→ What you have to do:
Identify the lines that include the word "this", then copy all of them.

Record set start

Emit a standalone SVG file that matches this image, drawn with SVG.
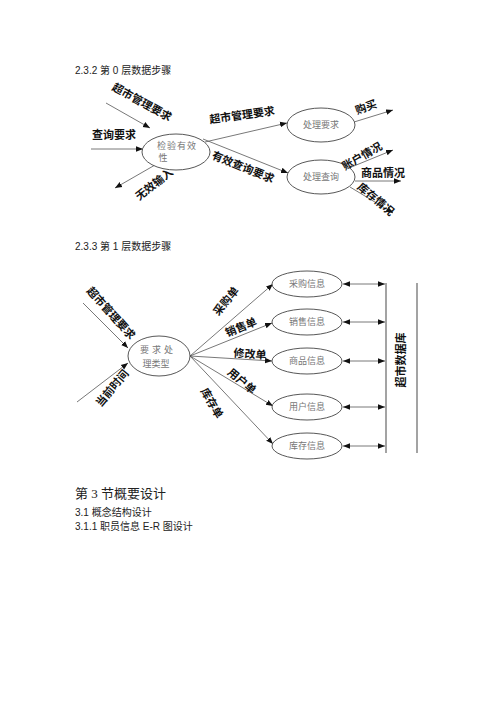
<svg xmlns="http://www.w3.org/2000/svg" width="500" height="708" viewBox="0 0 500 708">
<style>
.h{font-family:"Liberation Sans","Noto Sans CJK SC",sans-serif;font-size:10px;fill:#222}
.t{font-family:"Liberation Serif","Noto Sans CJK SC",serif;font-size:13px;fill:#222}
.lb{font-family:"Liberation Sans","Noto Sans CJK SC",sans-serif;font-size:11px;font-weight:bold;fill:#111;text-anchor:middle;dominant-baseline:central}
.n{fill:#fff;stroke:#444;stroke-width:0.9}
.nt{font-family:"Liberation Serif","Noto Sans CJK SC",serif;font-size:9px;fill:#777;text-anchor:middle;dominant-baseline:central}
.c{stroke:#555;stroke-width:0.8;fill:none}
</style>
<defs>
<marker id="a" viewBox="0 0 10 10" refX="10" refY="5" markerWidth="7" markerHeight="7" orient="auto" markerUnits="userSpaceOnUse"><path d="M0,1 L10,5 L0,9 z" fill="#111"/></marker>
<marker id="s" viewBox="0 0 10 10" refX="0" refY="5" markerWidth="7" markerHeight="7" orient="auto" markerUnits="userSpaceOnUse"><path d="M10,1 L0,5 L10,9 z" fill="#111"/></marker>
</defs>
<rect width="500" height="708" fill="#fff"/>

<text class="h" x="75" y="74">2.3.2 第 0 层数据步骤</text>
<text class="h" x="75" y="250">2.3.3 第 1 层数据步骤</text>

<g id="connectors">
<line class="c" x1="106" y1="103" x2="150" y2="128" marker-end="url(#a)"/>
<line class="c" x1="91" y1="149" x2="143" y2="149" marker-end="url(#a)"/>
<line class="c" x1="155" y1="165" x2="115" y2="188" marker-end="url(#a)"/>
<line class="c" x1="205" y1="142" x2="287" y2="123" marker-end="url(#a)"/>
<line class="c" x1="203" y1="139" x2="288" y2="173" marker-end="url(#a)"/>
<line class="c" x1="354" y1="122" x2="393" y2="110" marker-end="url(#a)"/>
<line class="c" x1="349" y1="168" x2="393" y2="150" marker-end="url(#a)"/>
<line class="c" x1="355" y1="181" x2="401" y2="181" marker-end="url(#a)"/>
<line class="c" x1="350" y1="187" x2="393" y2="213" marker-end="url(#a)"/>

<line class="c" x1="83" y1="303" x2="128" y2="348" marker-end="url(#a)"/>
<line class="c" x1="77" y1="402" x2="128" y2="363" marker-end="url(#a)"/>
<line class="c" x1="190" y1="356" x2="273" y2="284" marker-end="url(#a)"/>
<line class="c" x1="190" y1="356" x2="272" y2="323" marker-end="url(#a)"/>
<line class="c" x1="190" y1="356" x2="272" y2="361" marker-end="url(#a)"/>
<line class="c" x1="190" y1="356" x2="273" y2="406" marker-end="url(#a)"/>
<line class="c" x1="190" y1="356" x2="273" y2="444" marker-end="url(#a)"/>

<line class="c" x1="343" y1="284" x2="385" y2="284" marker-start="url(#s)" marker-end="url(#a)"/>
<line class="c" x1="343" y1="322" x2="385" y2="322" marker-start="url(#s)" marker-end="url(#a)"/>
<line class="c" x1="343" y1="361" x2="385" y2="361" marker-start="url(#s)" marker-end="url(#a)"/>
<line class="c" x1="343" y1="407" x2="385" y2="407" marker-start="url(#s)" marker-end="url(#a)"/>
<line class="c" x1="343" y1="446" x2="385" y2="446" marker-start="url(#s)" marker-end="url(#a)"/>
<line x1="386" y1="283" x2="386" y2="453" stroke="#666" stroke-width="1.2"/>
<line x1="417" y1="283" x2="417" y2="453" stroke="#666" stroke-width="1.2"/>
</g>

<g id="n_check">
<ellipse class="n" cx="176" cy="152" rx="34" ry="18"/>
<text class="nt" x="177" y="146" letter-spacing="1">检验有效</text>
<text class="nt" x="163" y="158">性</text>
</g>
<g id="n_req">
<ellipse class="n" cx="321" cy="125" rx="34" ry="17"/>
<text class="nt" x="321" y="125">处理要求</text>
</g>
<g id="n_query">
<ellipse class="n" cx="321" cy="177" rx="34" ry="17"/>
<text class="nt" x="321" y="177">处理查询</text>
</g>

<g id="n_type">
<ellipse class="n" cx="159" cy="356" rx="31" ry="20"/>
<text class="nt" x="158" y="350" letter-spacing="3">要求处</text>
<text class="nt" x="156" y="364">理类型</text>
</g>
<g id="n_purchase">
<ellipse class="n" cx="307" cy="284" rx="35" ry="13"/>
<text class="nt" x="307" y="284">采购信息</text>
</g>
<g id="n_sales">
<ellipse class="n" cx="307" cy="322" rx="35" ry="13"/>
<text class="nt" x="307" y="322">销售信息</text>
</g>
<g id="n_goods">
<ellipse class="n" cx="307" cy="361" rx="35" ry="13"/>
<text class="nt" x="307" y="361">商品信息</text>
</g>
<g id="n_user">
<ellipse class="n" cx="307" cy="407" rx="35" ry="13"/>
<text class="nt" x="307" y="407">用户信息</text>
</g>
<g id="n_stock">
<ellipse class="n" cx="307" cy="446" rx="35" ry="13"/>
<text class="nt" x="307" y="446">库存信息</text>
</g>

<g id="labels">
<text class="lb" transform="translate(142,102) rotate(29)">超市管理要求</text>
<text class="lb" x="114" y="135">查询要求</text>
<text class="lb" transform="translate(154,184) rotate(-38)">无效输入</text>
<text class="lb" transform="translate(242,115) rotate(-8)">超市管理要求</text>
<text class="lb" transform="translate(243,167) rotate(22)">有效查询要求</text>
<text class="lb" transform="translate(366,107) rotate(-20)">购买</text>
<text class="lb" transform="translate(362,156) rotate(-30)">账户情况</text>
<text class="lb" x="383" y="173">商品情况</text>
<text class="lb" transform="translate(376,199) rotate(40)">库存情况</text>

<text class="lb" transform="translate(111,313) rotate(48)">超市管理要求</text>
<text class="lb" transform="translate(112,388) rotate(-50)">当前时间</text>
<text class="lb" transform="translate(226,301) rotate(-50)">采购单</text>
<text class="lb" transform="translate(241,327) rotate(-22)">销售单</text>
<text class="lb" transform="translate(250,354) rotate(4)">修改单</text>
<text class="lb" transform="translate(242,381) rotate(40)">用户单</text>
<text class="lb" transform="translate(212,403) rotate(60)">库存单</text>
<text class="lb" transform="translate(401,360) rotate(-90)">超市数据库</text>
</g>

<text class="t" x="75" y="498">第 3 节概要设计</text>
<text class="h" x="75" y="516">3.1 概念结构设计</text>
<text class="h" x="75" y="530">3.1.1 职员信息 E-R 图设计</text>
</svg>
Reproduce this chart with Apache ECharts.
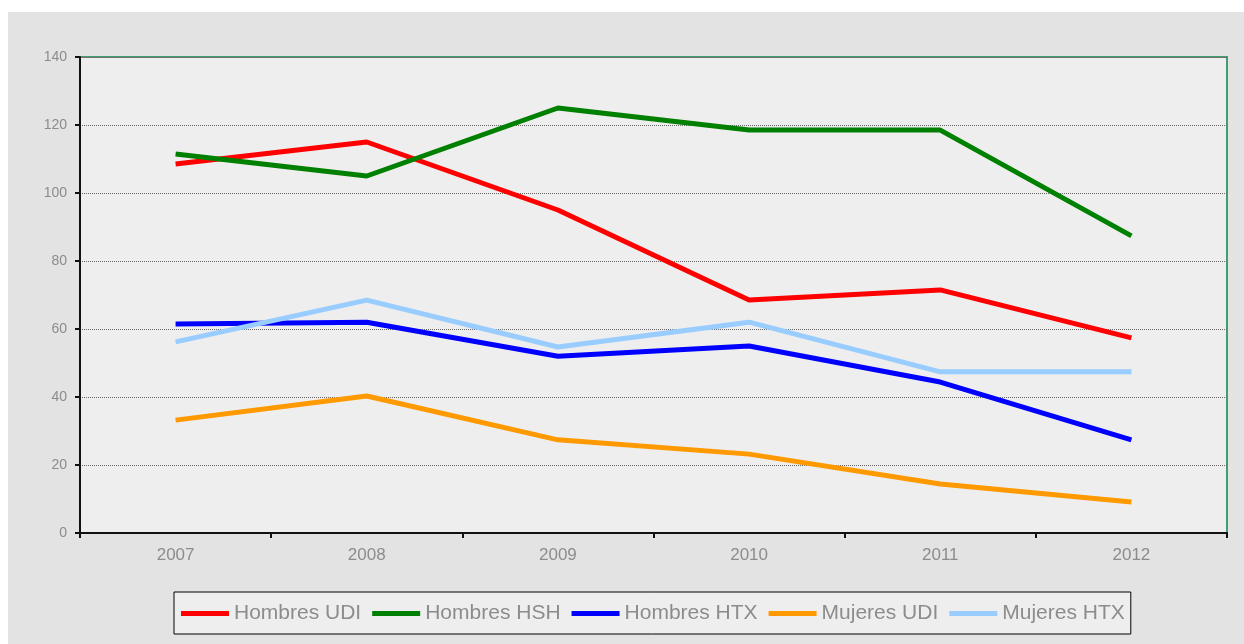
<!DOCTYPE html>
<html>
<head>
<meta charset="utf-8">
<script src="https://cdn.jsdelivr.net/npm/echarts@6/dist/echarts.min.js"></script>
<style>
  html, body { margin: 0; padding: 0; background: #ffffff; }
  #main { width: 1244px; height: 644px; }
</style>
</head>
<body>
<div id="main"></div>
<script>
// categorias (años)
var years = ['2007', '2008', '2009', '2010', '2011', '2012'];
// series
var hombresUDI = [108.5, 115, 95, 68.5, 71.5, 57.4];
var hombresHSH = [111.5, 105, 125, 118.5, 118.5, 87.4];
var hombresHTX = [61.5, 62, 52, 55, 44.4, 27.4];
var mujeresUDI = [33.2, 40.3, 27.4, 23.2, 14.4, 9.1];
var mujeresHTX = [56.2, 68.5, 54.7, 62, 47.4, 47.4];

var names = ['Hombres UDI', 'Hombres HSH', 'Hombres HTX', 'Mujeres UDI', 'Mujeres HTX'];
var colors = ['#ff0000', '#008000', '#0000ff', '#ff9900', '#99ccff'];
var values = [hombresUDI, hombresHSH, hombresHTX, mujeresUDI, mujeresHTX];

var chart = echarts.init(document.getElementById('main'));

var series = names.map(function (n, i) {
  return {
    name: n,
    type: 'line',
    data: values[i],
    symbol: 'none',
    color: colors[i],
    lineStyle: { width: 5, color: colors[i] }
  };
});

chart.setOption({
  animation: false,
  backgroundColor: '#ffffff',
  graphic: [{
    type: 'rect',
    z: -10,
    shape: { x: 8, y: 12, width: 1236, height: 632 },
    style: { fill: '#e3e3e3' }
  }],
  grid: {
    left: 80, right: 17, top: 57, bottom: 111,
    show: true,
    backgroundColor: '#eeeeee',
    borderColor: '#3f9f6f',
    borderWidth: 2
  },
  legend: {
    data: names,
    left: 174,
    top: 592,
    padding: [11, 6, 10, 7],
    backgroundColor: '#eeeeee',
    borderColor: '#000000',
    borderWidth: 1,
    icon: 'rect',
    itemWidth: 48,
    itemHeight: 5,
    itemGap: 11,
    textStyle: { color: '#8c8c8c', fontSize: 21, fontFamily: 'Arial, sans-serif' }
  },
  xAxis: {
    type: 'category',
    data: years,
    boundaryGap: true,
    axisLine: { lineStyle: { color: '#111', width: 2 } },
    axisTick: { show: true, length: 5, lineStyle: { color: '#111', width: 2 } },
    axisLabel: { color: '#8c8c8c', fontSize: 17, margin: 14, fontFamily: 'Arial, sans-serif' },
    splitLine: { show: false }
  },
  yAxis: {
    type: 'value',
    min: 0,
    max: 140,
    interval: 20,
    axisLine: { show: true, lineStyle: { color: '#111', width: 2 } },
    axisTick: { show: true, length: 5, lineStyle: { color: '#111', width: 2 } },
    axisLabel: { color: '#8c8c8c', fontSize: 14, margin: 13, fontFamily: 'Arial, sans-serif' },
    splitLine: { show: true, lineStyle: { color: '#666', width: 1, type: 'dotted' } }
  },
  series: series
});
</script>
</body>
</html>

Record set end

→ Task answer:
Emit a standalone SVG file that matches this image, drawn with SVG.
Reproduce this chart with Apache ECharts.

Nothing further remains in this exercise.